I remember picking up the book when it came out later in the ’90s — at an airport gift shop — and thinking “Well, that’s as cute as I figured.”
And now, decades later and trapped in the B-movie hell of his post “Gotti” career, Travolta’s turned that cute book into the most delightful, fanciful and colorful bon bon of a movie.
“One Way Night Coach” is a child’s fantasy of flight and flying the way it used to be — with pristine, uncrowded, futuristic airports, an early ’60s era of jets and prop planes with over-uniformed stewardesses in white gloves, the days “Back before every Joe Sweatsock could wedge himself behind a lunch tray and jet off to Raleigh-Durham,” as Sideshow Bob memorably sneered on “The Simpsons’.”
It’s a fictionalized account of Travolta’s childhood about an only child (at least two Travolta siblings have bit parts in this movie) of a never-made-it/never-will actress/single-mom (Kelly Eviston-Quinnett) who indulges her aviation-obsessed eight-year-old with a cheap cross-country overnight flight.
Little Jeff (Clark Shotwell) will revel in almost every Idlewild to Pittsburgh to Dayton to Chicago to Kansas City to Denver and Los Angeles minute. He strolls into the cockpit to meet pilots, charms the stewardesses and checks out the sleeping bunks on the TWA Lockheed Super Constellation, loving even the delays if not the Chicken Cordon Bleu he’s offered on legs of the journey that offer a meal.
And as he’s an observant child, he comments (Travolta narrates) on his 50ish mother’s vamping and posing, her choice of cigarettes (Newports) and drinks, the solo traveling men whose attention she pursues and earns.
“I was her best audience,” adult Jeff remembers of the mother who’d read him plays as bedtime stories and delusionally hopes that this trip to Los Angeles might be her “big break” even though she’s pushing 50.
“Hollywood called,” she’d explain about their overnight cheap flight arrangements to ticket agents and crew. “They told me to take the next flight!”
At every turn, Jeff meets or sees kindness — stewardesses who indulge his many questions and bump them up to first class on the mostly-empty planes, a captain who fixes his toy model of a Constellation, a mentally ill flyer who flips out but is calmed by a flight attendant who isn’t overworked and frazzled in jet-powered tin-can jammed with Joe and Jane Sweatsocks who think nothing of traveling in their pajamas.

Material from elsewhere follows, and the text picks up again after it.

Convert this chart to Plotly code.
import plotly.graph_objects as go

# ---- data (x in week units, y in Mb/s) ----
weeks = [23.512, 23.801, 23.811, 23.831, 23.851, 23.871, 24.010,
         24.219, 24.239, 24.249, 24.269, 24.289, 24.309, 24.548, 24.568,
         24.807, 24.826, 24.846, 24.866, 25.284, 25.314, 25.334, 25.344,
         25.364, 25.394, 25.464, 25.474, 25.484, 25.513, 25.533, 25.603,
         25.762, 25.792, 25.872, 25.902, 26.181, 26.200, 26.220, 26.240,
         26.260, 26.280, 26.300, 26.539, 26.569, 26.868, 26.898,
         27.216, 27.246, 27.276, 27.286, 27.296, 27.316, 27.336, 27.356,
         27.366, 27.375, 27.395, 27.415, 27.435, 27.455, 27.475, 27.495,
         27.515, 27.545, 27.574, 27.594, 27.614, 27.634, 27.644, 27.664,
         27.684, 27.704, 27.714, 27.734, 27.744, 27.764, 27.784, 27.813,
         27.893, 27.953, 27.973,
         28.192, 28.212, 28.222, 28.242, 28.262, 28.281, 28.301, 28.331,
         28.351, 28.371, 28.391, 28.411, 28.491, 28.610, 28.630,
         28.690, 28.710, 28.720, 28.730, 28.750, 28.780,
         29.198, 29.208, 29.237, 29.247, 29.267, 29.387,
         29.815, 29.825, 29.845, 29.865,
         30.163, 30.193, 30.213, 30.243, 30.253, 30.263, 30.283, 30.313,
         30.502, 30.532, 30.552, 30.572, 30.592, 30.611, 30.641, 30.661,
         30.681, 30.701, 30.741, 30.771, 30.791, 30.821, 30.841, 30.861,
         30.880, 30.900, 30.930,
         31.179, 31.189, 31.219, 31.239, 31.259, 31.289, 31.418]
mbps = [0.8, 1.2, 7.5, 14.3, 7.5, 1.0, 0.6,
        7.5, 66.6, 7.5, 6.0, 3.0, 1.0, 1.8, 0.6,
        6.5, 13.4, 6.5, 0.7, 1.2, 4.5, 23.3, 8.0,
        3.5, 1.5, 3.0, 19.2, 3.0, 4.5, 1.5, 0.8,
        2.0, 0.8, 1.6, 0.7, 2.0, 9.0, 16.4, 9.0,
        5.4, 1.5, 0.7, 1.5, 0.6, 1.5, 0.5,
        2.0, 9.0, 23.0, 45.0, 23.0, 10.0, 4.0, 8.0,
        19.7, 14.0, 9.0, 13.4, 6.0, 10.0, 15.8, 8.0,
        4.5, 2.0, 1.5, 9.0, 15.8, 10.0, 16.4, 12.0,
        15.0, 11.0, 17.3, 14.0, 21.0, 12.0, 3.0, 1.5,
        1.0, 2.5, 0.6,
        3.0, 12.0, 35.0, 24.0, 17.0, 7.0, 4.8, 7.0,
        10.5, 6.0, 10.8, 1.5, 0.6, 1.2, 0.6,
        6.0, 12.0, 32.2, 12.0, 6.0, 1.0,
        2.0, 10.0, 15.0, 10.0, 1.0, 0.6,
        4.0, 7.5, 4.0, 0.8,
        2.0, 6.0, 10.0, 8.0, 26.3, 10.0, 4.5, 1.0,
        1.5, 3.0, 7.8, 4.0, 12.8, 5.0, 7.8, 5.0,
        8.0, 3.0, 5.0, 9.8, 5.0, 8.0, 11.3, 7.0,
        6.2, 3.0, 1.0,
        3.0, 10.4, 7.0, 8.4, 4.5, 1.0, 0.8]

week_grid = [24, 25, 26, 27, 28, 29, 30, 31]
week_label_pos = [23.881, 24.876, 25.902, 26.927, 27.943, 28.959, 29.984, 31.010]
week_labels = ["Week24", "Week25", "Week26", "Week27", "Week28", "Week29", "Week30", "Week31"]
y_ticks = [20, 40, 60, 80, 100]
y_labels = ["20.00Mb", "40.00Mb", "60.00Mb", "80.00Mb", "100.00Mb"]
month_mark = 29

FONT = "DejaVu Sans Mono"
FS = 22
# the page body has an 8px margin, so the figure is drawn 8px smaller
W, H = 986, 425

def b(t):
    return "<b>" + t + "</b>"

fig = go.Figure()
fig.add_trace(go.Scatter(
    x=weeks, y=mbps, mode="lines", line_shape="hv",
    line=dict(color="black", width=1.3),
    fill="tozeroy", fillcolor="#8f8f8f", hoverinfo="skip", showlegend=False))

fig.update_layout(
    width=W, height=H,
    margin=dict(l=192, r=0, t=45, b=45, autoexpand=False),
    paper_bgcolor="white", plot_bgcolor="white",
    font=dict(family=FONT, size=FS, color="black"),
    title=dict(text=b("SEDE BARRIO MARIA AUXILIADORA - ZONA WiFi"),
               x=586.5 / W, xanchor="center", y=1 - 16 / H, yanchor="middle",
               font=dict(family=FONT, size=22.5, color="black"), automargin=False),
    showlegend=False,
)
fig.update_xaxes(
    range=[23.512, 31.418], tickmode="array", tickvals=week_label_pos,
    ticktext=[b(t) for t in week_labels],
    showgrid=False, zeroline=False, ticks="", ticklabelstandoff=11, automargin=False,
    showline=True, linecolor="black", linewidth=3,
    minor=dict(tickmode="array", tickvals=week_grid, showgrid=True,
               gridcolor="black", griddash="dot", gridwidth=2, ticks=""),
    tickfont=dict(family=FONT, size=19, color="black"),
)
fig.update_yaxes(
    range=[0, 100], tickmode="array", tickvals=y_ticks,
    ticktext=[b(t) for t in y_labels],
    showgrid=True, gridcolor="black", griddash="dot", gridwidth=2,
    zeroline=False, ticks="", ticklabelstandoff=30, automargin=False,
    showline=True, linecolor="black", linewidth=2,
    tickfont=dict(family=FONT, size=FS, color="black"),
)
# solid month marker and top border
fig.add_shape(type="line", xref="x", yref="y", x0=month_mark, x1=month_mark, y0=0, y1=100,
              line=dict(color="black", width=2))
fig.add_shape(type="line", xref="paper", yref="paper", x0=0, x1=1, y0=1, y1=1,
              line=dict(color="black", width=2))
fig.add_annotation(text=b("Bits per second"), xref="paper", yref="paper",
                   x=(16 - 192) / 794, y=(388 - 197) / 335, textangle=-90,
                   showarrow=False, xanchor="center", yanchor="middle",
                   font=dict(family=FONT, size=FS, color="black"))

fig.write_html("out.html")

Normally, I cringe at pictures this reliant on voice-over narration. I recoil from stars who populate their picture with Sandler etc. offspring. But “Propeller” is unfailingly sweet and never cloying.
Sure, it’s fictionalized. But if you’ve followed Travolta’s life and career, a lot of him is in this — his raptoruous engagement with flying, an indulged child who developed a taste for fine food and creature comforts, a mother who was his guiding star as an actor.

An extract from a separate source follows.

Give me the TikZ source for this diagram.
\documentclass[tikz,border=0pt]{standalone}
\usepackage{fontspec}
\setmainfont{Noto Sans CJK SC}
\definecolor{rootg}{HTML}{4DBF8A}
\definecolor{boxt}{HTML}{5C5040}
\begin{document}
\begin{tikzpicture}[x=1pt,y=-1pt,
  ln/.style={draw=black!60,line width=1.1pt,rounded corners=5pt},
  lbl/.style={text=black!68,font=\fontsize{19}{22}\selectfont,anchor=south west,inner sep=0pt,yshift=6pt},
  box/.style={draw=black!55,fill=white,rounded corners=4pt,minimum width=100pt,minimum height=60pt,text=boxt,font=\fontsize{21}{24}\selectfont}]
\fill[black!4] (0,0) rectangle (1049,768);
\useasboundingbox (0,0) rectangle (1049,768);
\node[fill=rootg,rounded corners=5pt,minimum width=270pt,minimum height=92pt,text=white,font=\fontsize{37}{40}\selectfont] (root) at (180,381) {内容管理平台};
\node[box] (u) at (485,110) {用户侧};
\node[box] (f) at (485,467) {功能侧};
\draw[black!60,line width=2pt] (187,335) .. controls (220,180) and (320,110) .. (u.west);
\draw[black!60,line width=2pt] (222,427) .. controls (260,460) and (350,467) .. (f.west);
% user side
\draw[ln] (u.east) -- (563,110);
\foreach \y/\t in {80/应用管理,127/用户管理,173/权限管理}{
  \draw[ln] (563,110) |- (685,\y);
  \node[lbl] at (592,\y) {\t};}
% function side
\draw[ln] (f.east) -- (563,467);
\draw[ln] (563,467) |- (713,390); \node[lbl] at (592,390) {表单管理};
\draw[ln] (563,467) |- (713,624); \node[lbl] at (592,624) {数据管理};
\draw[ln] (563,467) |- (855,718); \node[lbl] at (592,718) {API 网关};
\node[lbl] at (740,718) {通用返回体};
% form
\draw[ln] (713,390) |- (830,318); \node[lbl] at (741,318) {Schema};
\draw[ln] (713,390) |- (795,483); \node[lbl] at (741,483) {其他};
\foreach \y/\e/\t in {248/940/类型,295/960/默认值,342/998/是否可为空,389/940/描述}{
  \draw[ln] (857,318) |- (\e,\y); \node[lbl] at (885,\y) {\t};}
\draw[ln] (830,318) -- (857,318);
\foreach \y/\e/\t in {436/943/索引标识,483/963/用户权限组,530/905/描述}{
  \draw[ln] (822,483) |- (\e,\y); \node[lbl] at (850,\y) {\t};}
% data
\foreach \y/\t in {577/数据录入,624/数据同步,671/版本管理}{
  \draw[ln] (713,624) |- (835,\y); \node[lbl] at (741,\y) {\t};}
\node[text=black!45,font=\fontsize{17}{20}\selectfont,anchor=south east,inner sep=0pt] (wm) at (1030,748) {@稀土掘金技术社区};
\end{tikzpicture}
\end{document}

I get why there are less adoring reviews than mine floating around “Propeller.” It’s unfailingly sweet. Mom’s man-hunting is seriously dated. This TWA tale is decorated with Gershwin’s majestic “Rhapsody in Blue” — United Airlines’ signature tune. And Travolta’s been around long enough for recent generations to come up and not feel a connection to the “Saturday Night Fever/Get Shorty” star whose career has fallen off and life has been visited by too much tragedy.
But I’d hate to be seated next to anybody who doesn’t appreciate this adorable, pristine and nearly perfect aviation fantasy on any flight, much less an overnight one.
Rating: TV-PG
Cast: Clark Shotwell, Kelly Eviston-Quinnett, Ellen Travolta, Ella Beau Travolta, Olga Hoffmann and John Travolta.
Credits: Scripted and directed by John Travolta, based on his book. An Apple TV+ release.